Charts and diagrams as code
•••

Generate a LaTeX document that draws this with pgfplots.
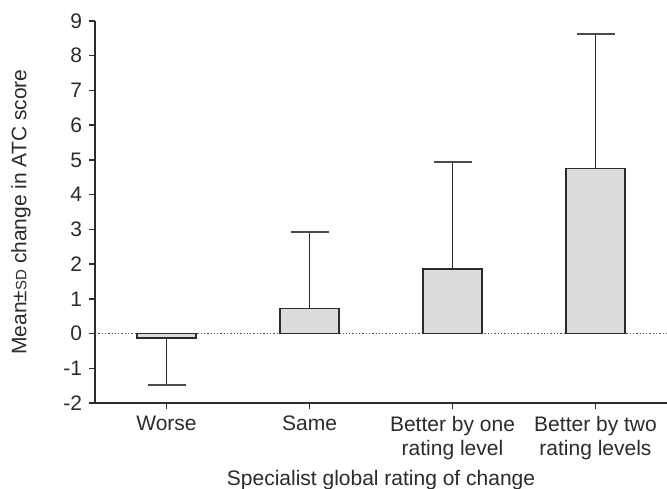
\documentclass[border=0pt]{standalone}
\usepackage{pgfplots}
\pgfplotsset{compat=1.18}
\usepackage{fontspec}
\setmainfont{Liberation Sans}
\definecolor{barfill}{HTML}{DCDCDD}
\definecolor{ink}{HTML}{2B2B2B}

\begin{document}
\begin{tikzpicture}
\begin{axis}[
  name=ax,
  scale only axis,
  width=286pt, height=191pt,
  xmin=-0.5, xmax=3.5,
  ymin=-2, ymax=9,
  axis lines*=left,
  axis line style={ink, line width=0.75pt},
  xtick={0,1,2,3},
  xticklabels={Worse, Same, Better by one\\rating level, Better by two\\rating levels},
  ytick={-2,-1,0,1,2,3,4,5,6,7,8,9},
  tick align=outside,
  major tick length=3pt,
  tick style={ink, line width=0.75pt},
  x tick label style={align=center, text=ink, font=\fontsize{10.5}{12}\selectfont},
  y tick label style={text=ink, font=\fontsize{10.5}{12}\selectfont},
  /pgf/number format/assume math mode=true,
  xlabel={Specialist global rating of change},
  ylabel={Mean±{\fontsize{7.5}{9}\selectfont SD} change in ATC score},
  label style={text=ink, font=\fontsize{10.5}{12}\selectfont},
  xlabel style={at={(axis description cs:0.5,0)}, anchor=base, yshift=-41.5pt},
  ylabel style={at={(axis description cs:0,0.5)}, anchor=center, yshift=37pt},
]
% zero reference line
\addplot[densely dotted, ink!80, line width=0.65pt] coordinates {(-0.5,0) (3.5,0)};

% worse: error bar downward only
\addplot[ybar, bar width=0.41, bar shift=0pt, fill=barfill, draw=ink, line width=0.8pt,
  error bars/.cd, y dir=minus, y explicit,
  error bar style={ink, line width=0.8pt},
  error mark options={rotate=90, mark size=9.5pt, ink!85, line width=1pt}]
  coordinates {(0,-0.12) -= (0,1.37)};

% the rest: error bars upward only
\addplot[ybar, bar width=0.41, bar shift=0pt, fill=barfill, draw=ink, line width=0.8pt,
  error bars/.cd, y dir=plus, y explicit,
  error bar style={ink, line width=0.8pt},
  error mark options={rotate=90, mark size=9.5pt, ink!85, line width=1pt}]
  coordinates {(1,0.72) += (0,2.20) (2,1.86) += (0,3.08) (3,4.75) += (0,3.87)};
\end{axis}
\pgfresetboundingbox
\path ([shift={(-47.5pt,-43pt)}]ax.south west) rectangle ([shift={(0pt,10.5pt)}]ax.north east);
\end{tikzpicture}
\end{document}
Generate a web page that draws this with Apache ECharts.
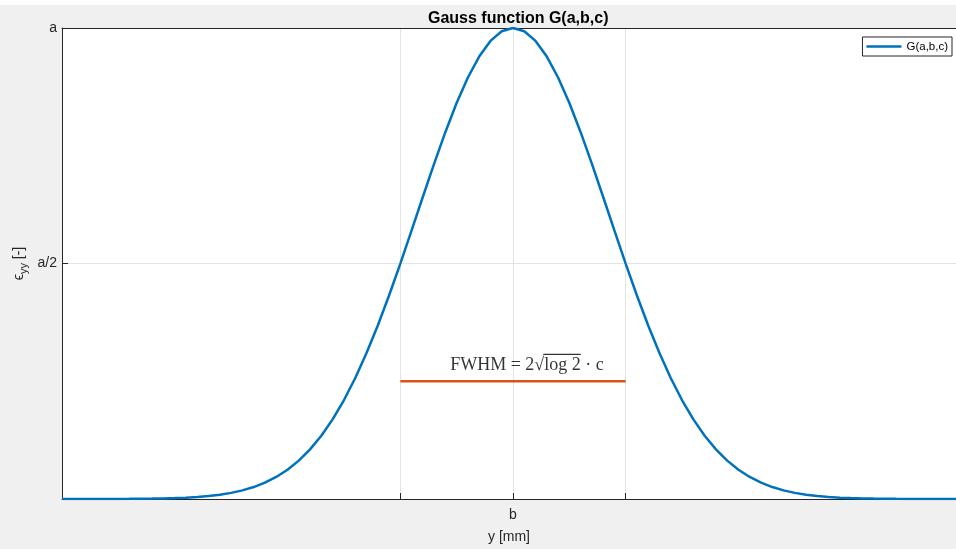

•••

- [Direction]
Transcribe every line from the records above without alteration, and leave out the images.

- [Full output]
Generate a LaTeX document that draws this with pgfplots.
\documentclass[border=0pt]{standalone}
\usepackage{pgfplots}
\pgfplotsset{compat=1.18}
\usepackage{fontspec}
\setmainfont{Liberation Sans}
\definecolor{barfill}{HTML}{DCDCDD}
\definecolor{ink}{HTML}{2B2B2B}

\begin{document}
\begin{tikzpicture}
\begin{axis}[
  name=ax,
  scale only axis,
  width=286pt, height=191pt,
  xmin=-0.5, xmax=3.5,
  ymin=-2, ymax=9,
  axis lines*=left,
  axis line style={ink, line width=0.75pt},
  xtick={0,1,2,3},
  xticklabels={Worse, Same, Better by one\\rating level, Better by two\\rating levels},
  ytick={-2,-1,0,1,2,3,4,5,6,7,8,9},
  tick align=outside,
  major tick length=3pt,
  tick style={ink, line width=0.75pt},
  x tick label style={align=center, text=ink, font=\fontsize{10.5}{12}\selectfont},
  y tick label style={text=ink, font=\fontsize{10.5}{12}\selectfont},
  /pgf/number format/assume math mode=true,
  xlabel={Specialist global rating of change},
  ylabel={Mean±{\fontsize{7.5}{9}\selectfont SD} change in ATC score},
  label style={text=ink, font=\fontsize{10.5}{12}\selectfont},
  xlabel style={at={(axis description cs:0.5,0)}, anchor=base, yshift=-41.5pt},
  ylabel style={at={(axis description cs:0,0.5)}, anchor=center, yshift=37pt},
]
% zero reference line
\addplot[densely dotted, ink!80, line width=0.65pt] coordinates {(-0.5,0) (3.5,0)};

% worse: error bar downward only
\addplot[ybar, bar width=0.41, bar shift=0pt, fill=barfill, draw=ink, line width=0.8pt,
  error bars/.cd, y dir=minus, y explicit,
  error bar style={ink, line width=0.8pt},
  error mark options={rotate=90, mark size=9.5pt, ink!85, line width=1pt}]
  coordinates {(0,-0.12) -= (0,1.37)};

% the rest: error bars upward only
\addplot[ybar, bar width=0.41, bar shift=0pt, fill=barfill, draw=ink, line width=0.8pt,
  error bars/.cd, y dir=plus, y explicit,
  error bar style={ink, line width=0.8pt},
  error mark options={rotate=90, mark size=9.5pt, ink!85, line width=1pt}]
  coordinates {(1,0.72) += (0,2.20) (2,1.86) += (0,3.08) (3,4.75) += (0,3.87)};
\end{axis}
\pgfresetboundingbox
\path ([shift={(-47.5pt,-43pt)}]ax.south west) rectangle ([shift={(0pt,10.5pt)}]ax.north east);
\end{tikzpicture}
\end{document}
Generate a web page that draws this with Apache ECharts.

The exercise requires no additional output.